Brexit champion Nigel Farage has declared that the “insurgency” against the Conservative Party has begun as Reform UK has surged to its highest-ever polling result.
The right-wing populist Reform Party has hit its highest ever level of support this week, with a People’s Poll conducted for GB News finding that the re-branded Brexit Party has jumped by three points to 8 per cent in public support.
Pollster Matthew Godwin noted that the support the Richard Tice-led party now enjoys is enough to sink Prime Minister Sunak’s Conservatives in the next general election, with Reform now boasting nearly one in eight voters who backed Boris Johnson in 2019.
The poll went on to find that the left-wing Labour Party has fallen by five per cent from 47 to 42, while the Conservatives have held steady at a dismal 21 per cent. Meanwhile, the anti-Brexit Neo-liberal Lib Dems fell from 10 per cent to nine and the Green Party rose from seven per cent to nine.
The surge in support for the right-wing upstart party, which re-branded itself as Reform UK from the Brexit Party following the UK’s official departure from the European Union, comes as thousands of Conservative members are said to have fled the party after Liz Truss sidelined and Rishi Sunak installed by MPs as Prime Minister.
Commenting on the rise in the polls, former Brexit Party leader Nigel Farage said: “It’s happening. The next insurgency has begun. This one aims to replace the globalist, lying Conservative Party.”
“The Reform UK surge continues – rising to 8 per cent without even trying. It’s starting to look like they’re the only serious contender to hold the Tories to account,” former Brexit Party MEP Martin Daubney added.

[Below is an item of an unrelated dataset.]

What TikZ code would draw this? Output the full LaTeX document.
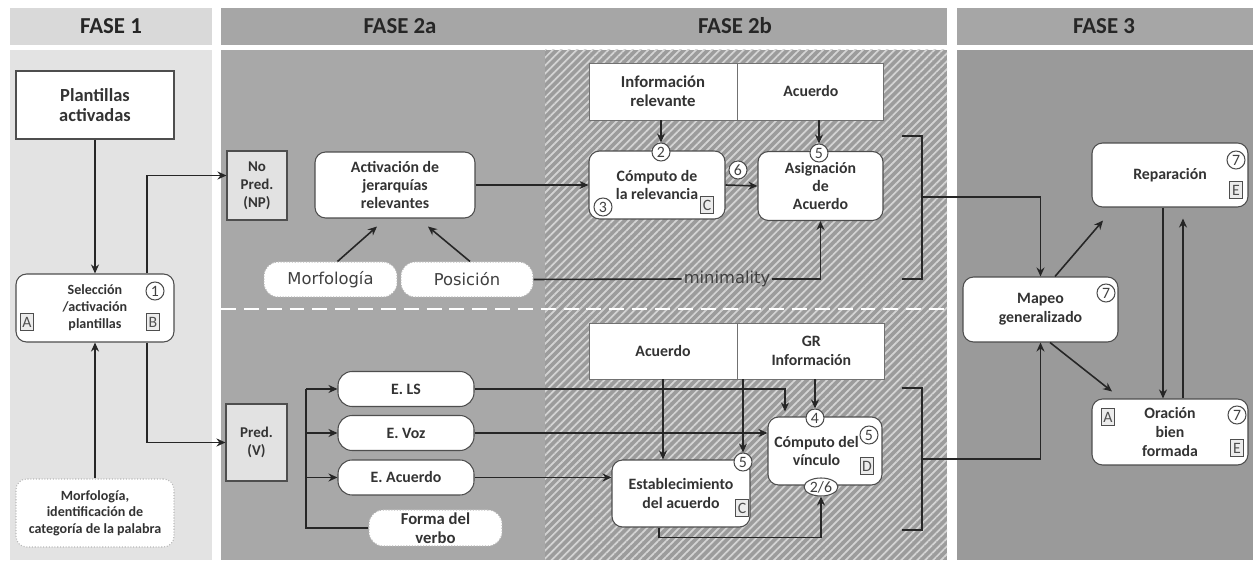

Earlier this week, Reform leader Richard Tice claimed that 4,534 new members had joined the party following the ousting of Liz Truss as prime minster, in what some have described as a “globalist coup” to place World Economic Forum acolyte and China-tied Rishi Sunak in Downing Street despite the party membership expressly rejecting him during the summer leadership contest to replace Boris Johnson.
Mr Tice, who founded the pro-Brexit Leave.EU and Leave Means Leave campaign groups during the 2016 EU Referendum, claimed that one in three new members came from the traditional Tory strongholds of the southeast and southwest of England.
Speaking to Breitbart London, a spokesman for Reform said that while traditionally Red Wall voters would switch to Labour from the Tories, many would “prefer to vote for a party like Reform if it proves worthy of their support and we are doing all in our power to be worthy of their trust”.
The spokesman added that while they were hesitant to claim victory on the backs of a single poll, he said that the general trends have all shown a growth in the party over recent months. The Reform UK spokesman did say, however, that the 8 per cent figure — if sustainable — is that “tipping point” when it will become “very hard for the traditional media to pretend that we don’t exist,” particularly the BBC, which has a charter requirement to air all points of view.
“How can Politics Live not have someone on from Reform now? How can we not be asked into the debates, and not just on migration and Europe, but net-zero, education, and across the board. But we, as a party, have to step up and provide the people with the cohesive plan that may get us as a country out of this mess.”
While the party believes that the switch in support is a combination of the many ills befalling the country, such as Sunak’s insistence on increasing taxes during an economic crisis, a key point of inflection will likely be the migrant crisis. A poll this week from YouGov, for example, found that nearly nine in ten (87 per cent) Britons believe that the government has been performing badly in terms of immigration, with a majority citing the continued flow of people-smuggling boats as a key point of failure.
In a policy paper outlining its agenda, Reform UK has said that “illegal immigration is unacceptable and must not be granted asylum in the UK.” The populist party called for “very long prison sentences” for the people smugglers who operate the cross Channel flow of migrants, as well as demonstrating that anyone who arrives illegally in Britain must be removed.
“Cases must be determined in just a few weeks and people returned to where they came from. The cost to the taxpayer is already billions every year and the impact on local communities around the country is very significant.”